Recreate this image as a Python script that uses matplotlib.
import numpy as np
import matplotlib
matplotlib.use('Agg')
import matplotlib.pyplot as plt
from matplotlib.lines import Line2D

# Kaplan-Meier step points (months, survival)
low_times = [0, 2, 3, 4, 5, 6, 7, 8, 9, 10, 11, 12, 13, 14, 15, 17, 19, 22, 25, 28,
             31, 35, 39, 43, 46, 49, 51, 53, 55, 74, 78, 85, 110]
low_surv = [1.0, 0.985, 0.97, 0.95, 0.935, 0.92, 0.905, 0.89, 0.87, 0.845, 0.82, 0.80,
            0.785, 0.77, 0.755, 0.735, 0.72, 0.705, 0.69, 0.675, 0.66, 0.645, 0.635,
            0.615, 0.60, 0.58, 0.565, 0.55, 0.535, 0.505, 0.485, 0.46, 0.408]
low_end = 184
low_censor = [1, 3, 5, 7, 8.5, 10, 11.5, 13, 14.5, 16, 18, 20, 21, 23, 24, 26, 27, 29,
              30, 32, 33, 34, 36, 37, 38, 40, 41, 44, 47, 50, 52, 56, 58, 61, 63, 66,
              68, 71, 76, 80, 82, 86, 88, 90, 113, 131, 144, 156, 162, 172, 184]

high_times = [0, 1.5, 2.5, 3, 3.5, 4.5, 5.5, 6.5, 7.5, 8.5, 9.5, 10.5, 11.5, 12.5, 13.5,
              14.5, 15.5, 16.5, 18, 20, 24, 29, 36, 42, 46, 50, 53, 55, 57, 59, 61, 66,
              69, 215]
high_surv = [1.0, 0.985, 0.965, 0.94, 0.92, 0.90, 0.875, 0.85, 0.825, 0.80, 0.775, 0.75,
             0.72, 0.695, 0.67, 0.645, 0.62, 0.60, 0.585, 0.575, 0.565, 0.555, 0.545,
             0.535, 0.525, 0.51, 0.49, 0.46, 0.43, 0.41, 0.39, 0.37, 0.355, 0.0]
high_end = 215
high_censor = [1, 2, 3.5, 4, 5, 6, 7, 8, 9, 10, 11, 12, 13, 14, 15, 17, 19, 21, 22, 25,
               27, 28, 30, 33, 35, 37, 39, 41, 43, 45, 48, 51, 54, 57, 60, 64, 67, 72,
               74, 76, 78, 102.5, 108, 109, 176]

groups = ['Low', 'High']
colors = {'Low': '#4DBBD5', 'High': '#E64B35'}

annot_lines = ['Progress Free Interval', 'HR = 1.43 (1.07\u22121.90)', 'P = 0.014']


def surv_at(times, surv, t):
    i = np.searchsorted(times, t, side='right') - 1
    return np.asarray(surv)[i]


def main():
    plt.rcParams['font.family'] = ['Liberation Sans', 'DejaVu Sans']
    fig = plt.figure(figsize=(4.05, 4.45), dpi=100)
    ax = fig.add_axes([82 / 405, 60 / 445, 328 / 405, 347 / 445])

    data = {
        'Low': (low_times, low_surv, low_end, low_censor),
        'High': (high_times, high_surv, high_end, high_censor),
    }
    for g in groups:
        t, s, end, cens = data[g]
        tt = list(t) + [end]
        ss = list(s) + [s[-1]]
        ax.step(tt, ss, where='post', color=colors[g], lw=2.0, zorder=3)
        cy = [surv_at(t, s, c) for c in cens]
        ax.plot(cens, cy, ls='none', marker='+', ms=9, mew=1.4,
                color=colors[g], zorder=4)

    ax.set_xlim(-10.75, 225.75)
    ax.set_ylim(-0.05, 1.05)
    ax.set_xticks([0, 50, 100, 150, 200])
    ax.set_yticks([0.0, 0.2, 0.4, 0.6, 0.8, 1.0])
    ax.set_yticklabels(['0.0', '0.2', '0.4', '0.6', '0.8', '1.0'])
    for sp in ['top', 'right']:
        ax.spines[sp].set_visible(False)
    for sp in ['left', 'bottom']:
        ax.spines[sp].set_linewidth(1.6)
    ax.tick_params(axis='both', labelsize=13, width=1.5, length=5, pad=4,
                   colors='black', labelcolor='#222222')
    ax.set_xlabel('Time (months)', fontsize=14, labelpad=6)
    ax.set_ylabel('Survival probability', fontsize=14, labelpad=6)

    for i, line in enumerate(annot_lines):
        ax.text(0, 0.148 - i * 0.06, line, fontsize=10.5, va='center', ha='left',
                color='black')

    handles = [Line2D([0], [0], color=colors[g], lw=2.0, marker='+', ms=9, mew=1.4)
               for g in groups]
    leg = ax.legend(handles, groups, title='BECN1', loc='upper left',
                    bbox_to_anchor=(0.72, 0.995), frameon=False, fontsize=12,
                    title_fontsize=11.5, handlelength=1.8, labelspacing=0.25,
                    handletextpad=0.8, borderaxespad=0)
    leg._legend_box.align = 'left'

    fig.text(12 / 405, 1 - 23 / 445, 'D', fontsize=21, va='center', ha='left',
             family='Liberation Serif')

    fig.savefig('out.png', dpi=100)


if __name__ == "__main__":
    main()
# # #
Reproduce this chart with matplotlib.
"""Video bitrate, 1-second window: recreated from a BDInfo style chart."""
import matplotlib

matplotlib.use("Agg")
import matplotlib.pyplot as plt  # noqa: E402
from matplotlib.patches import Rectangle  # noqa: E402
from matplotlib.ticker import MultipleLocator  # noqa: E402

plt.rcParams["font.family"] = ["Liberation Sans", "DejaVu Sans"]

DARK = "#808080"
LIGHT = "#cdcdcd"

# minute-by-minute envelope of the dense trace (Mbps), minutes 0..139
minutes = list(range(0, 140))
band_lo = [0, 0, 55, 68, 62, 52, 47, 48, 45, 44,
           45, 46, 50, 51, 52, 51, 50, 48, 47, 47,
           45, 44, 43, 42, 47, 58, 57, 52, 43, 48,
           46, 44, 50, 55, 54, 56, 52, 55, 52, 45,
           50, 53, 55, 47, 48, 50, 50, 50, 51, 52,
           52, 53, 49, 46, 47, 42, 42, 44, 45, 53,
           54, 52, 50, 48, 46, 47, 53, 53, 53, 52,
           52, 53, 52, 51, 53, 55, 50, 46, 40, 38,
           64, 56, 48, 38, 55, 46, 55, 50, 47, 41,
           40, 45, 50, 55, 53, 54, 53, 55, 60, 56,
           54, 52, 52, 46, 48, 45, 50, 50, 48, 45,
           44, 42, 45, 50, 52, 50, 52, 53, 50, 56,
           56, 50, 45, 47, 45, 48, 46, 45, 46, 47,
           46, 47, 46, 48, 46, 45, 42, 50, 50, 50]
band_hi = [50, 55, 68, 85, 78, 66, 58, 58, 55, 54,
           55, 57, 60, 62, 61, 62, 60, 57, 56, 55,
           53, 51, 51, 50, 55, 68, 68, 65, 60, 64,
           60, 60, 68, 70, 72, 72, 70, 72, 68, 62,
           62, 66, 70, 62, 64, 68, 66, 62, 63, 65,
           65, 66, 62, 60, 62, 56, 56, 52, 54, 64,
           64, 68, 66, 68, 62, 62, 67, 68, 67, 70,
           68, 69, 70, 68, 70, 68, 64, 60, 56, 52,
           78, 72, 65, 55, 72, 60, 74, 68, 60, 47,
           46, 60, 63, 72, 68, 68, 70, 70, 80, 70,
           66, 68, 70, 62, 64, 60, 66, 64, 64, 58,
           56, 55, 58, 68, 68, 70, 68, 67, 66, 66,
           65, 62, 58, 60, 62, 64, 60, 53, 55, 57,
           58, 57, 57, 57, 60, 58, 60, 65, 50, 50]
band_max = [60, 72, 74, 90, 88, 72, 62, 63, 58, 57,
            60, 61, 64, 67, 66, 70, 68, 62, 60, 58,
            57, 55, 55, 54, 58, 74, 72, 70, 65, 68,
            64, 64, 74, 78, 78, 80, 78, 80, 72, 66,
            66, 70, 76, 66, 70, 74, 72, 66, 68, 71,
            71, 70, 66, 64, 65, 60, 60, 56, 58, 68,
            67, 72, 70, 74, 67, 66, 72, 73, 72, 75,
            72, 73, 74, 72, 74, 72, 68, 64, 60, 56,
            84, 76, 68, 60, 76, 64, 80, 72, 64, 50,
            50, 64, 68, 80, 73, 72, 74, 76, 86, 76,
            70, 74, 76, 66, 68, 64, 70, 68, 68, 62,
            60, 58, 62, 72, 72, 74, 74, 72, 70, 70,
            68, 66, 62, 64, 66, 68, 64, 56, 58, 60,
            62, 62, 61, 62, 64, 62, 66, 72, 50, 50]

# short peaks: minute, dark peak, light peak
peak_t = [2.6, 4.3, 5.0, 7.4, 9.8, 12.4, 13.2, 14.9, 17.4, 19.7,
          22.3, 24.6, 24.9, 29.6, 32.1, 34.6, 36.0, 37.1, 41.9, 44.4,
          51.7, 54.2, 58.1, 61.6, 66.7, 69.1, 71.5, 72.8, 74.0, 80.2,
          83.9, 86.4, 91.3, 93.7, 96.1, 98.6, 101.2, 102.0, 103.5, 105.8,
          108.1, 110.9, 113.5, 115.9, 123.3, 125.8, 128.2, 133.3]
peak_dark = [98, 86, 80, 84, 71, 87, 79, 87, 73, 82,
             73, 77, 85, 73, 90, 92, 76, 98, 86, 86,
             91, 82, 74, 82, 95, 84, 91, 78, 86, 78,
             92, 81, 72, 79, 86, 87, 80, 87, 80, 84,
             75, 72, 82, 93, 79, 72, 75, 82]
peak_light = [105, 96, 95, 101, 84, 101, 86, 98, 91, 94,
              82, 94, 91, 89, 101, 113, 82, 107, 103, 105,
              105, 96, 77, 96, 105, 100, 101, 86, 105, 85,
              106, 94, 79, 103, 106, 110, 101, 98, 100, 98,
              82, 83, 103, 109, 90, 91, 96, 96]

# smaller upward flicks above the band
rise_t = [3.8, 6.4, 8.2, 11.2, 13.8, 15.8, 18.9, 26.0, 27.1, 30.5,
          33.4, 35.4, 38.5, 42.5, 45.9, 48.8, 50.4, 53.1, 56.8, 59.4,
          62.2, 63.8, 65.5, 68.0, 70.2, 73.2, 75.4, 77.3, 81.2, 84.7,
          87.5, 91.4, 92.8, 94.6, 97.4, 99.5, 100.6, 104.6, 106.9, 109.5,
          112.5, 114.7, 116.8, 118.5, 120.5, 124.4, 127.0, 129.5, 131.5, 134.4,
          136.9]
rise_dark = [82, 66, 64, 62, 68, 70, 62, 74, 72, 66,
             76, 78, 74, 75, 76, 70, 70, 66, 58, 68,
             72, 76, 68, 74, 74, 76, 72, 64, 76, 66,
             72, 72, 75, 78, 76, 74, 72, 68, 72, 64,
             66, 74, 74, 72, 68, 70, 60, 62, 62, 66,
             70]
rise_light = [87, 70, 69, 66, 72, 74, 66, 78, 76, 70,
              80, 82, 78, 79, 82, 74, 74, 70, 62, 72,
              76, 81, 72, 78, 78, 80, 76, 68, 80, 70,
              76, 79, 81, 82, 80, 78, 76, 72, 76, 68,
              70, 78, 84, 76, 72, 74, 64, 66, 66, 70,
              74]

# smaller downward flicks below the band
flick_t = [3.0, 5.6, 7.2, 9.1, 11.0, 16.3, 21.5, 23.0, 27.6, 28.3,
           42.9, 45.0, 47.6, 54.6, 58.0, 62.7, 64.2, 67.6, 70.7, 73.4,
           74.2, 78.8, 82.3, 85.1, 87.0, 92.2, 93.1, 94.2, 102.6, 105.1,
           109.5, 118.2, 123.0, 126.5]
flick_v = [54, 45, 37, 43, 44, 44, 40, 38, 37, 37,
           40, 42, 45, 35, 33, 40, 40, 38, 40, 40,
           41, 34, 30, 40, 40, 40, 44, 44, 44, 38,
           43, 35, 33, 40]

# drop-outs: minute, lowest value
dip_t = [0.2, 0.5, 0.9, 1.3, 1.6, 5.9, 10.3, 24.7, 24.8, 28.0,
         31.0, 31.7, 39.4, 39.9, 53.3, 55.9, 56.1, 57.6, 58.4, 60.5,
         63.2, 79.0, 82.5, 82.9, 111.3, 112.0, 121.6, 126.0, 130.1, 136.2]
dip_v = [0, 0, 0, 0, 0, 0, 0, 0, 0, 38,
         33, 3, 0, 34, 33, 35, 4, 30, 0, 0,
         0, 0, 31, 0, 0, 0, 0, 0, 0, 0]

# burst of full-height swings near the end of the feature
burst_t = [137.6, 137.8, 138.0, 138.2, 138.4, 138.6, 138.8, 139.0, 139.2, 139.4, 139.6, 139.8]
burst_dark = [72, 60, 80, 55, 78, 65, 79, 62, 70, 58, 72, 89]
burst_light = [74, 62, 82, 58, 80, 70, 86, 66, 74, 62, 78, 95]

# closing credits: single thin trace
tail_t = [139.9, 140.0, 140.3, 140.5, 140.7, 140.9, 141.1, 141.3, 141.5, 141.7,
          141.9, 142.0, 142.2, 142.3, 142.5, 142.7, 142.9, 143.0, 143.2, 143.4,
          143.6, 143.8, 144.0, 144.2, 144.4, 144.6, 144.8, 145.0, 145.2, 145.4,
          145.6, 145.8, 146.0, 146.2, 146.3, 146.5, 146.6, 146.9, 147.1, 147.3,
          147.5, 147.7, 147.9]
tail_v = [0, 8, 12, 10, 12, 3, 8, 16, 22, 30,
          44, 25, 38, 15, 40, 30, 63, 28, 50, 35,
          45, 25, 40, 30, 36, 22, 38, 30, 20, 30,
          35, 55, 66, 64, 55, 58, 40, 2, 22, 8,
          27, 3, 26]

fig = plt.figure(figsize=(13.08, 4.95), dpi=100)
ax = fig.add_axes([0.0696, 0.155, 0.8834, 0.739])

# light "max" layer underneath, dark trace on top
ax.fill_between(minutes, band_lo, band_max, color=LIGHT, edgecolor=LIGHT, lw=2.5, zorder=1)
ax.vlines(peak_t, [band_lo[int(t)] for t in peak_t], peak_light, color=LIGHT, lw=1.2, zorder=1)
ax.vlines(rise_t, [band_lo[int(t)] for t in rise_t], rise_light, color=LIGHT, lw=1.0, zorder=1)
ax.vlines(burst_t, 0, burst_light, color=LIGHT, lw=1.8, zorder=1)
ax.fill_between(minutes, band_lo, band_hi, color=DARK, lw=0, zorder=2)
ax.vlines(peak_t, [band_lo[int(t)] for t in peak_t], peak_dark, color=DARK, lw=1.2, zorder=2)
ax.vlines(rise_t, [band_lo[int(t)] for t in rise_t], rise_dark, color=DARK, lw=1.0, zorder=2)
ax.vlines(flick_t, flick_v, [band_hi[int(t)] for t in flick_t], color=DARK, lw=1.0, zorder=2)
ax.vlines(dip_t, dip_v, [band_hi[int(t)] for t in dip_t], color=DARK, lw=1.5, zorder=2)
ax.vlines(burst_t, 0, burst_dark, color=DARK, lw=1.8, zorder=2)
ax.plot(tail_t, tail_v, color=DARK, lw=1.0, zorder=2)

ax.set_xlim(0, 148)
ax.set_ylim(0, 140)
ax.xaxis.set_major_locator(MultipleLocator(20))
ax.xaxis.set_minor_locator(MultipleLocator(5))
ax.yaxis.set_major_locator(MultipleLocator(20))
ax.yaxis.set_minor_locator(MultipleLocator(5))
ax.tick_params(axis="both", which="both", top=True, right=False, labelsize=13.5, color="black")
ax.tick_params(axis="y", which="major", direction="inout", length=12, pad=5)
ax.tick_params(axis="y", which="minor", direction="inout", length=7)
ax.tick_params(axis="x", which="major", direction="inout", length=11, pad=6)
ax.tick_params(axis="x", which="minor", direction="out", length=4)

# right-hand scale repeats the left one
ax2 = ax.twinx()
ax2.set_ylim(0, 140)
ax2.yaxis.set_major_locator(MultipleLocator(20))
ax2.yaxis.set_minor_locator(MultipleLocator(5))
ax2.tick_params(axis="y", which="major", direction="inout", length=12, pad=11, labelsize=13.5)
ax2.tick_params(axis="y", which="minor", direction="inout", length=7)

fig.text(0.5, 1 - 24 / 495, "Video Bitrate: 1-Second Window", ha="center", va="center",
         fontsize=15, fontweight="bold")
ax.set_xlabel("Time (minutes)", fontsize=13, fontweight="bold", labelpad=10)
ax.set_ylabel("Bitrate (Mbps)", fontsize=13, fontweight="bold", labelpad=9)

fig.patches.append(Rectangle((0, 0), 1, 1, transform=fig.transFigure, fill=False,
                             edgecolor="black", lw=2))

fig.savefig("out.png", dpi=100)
# # #
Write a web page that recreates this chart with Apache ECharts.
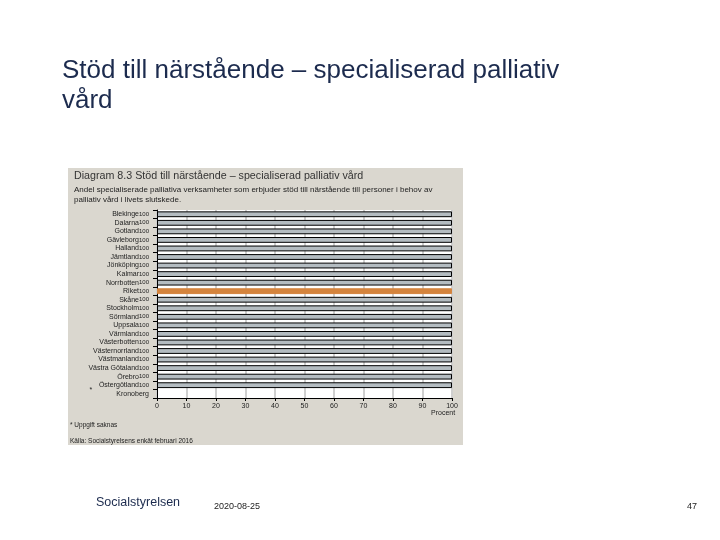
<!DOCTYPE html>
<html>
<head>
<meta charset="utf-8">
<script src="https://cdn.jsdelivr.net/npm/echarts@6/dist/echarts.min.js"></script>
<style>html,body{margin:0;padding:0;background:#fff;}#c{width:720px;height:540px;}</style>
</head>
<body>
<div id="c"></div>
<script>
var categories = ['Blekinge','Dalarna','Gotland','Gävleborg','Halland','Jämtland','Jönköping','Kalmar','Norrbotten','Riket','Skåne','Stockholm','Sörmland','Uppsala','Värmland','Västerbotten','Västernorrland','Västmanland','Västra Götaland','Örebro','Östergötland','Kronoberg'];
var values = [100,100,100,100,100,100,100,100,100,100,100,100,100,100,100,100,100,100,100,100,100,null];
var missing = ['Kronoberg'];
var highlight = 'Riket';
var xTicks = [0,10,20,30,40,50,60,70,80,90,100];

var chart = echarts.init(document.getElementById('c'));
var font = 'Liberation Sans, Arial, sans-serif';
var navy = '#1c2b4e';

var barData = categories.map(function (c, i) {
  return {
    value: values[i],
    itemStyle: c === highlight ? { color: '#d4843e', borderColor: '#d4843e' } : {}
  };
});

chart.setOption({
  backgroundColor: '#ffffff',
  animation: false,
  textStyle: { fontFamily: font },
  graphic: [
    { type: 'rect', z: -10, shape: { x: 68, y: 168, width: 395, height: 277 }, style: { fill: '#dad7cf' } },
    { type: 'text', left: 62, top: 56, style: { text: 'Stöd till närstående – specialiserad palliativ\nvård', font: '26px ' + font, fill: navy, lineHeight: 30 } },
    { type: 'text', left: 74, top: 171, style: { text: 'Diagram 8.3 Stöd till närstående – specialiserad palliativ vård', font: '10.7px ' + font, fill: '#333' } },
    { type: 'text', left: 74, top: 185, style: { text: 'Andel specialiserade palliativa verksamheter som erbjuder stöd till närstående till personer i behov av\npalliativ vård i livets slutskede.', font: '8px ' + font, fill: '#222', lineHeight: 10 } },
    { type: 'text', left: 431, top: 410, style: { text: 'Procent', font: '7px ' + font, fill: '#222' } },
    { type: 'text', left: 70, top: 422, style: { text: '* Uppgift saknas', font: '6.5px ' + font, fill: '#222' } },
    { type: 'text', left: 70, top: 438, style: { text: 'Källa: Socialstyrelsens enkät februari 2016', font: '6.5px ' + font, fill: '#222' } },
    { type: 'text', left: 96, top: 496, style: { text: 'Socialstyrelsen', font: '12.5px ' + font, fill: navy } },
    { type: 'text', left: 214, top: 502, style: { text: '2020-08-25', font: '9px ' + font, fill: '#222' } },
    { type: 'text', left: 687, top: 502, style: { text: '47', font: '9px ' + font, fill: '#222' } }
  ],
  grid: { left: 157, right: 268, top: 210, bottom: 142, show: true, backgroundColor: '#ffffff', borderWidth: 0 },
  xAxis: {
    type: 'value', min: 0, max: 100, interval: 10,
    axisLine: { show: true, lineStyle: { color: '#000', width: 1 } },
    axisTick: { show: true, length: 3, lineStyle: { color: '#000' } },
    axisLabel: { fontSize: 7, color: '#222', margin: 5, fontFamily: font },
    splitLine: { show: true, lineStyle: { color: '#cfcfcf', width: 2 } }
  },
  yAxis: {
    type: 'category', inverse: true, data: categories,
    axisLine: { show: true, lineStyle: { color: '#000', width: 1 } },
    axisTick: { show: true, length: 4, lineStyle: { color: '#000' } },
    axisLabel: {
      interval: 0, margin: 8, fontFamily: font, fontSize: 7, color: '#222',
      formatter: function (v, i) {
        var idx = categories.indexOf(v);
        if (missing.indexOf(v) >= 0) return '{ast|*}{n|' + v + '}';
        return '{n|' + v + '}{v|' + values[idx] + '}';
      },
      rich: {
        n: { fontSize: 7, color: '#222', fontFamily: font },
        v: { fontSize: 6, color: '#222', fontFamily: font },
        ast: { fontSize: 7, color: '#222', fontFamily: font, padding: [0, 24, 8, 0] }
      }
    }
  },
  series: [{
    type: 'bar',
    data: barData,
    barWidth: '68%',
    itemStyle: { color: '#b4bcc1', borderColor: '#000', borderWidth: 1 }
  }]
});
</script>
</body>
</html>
# # #
Copy every line of the records above that holds the word "this".

▶ [The output]
Recreate this image as a Python script that uses matplotlib.
Reproduce this chart with matplotlib.
Write a web page that recreates this chart with Apache ECharts.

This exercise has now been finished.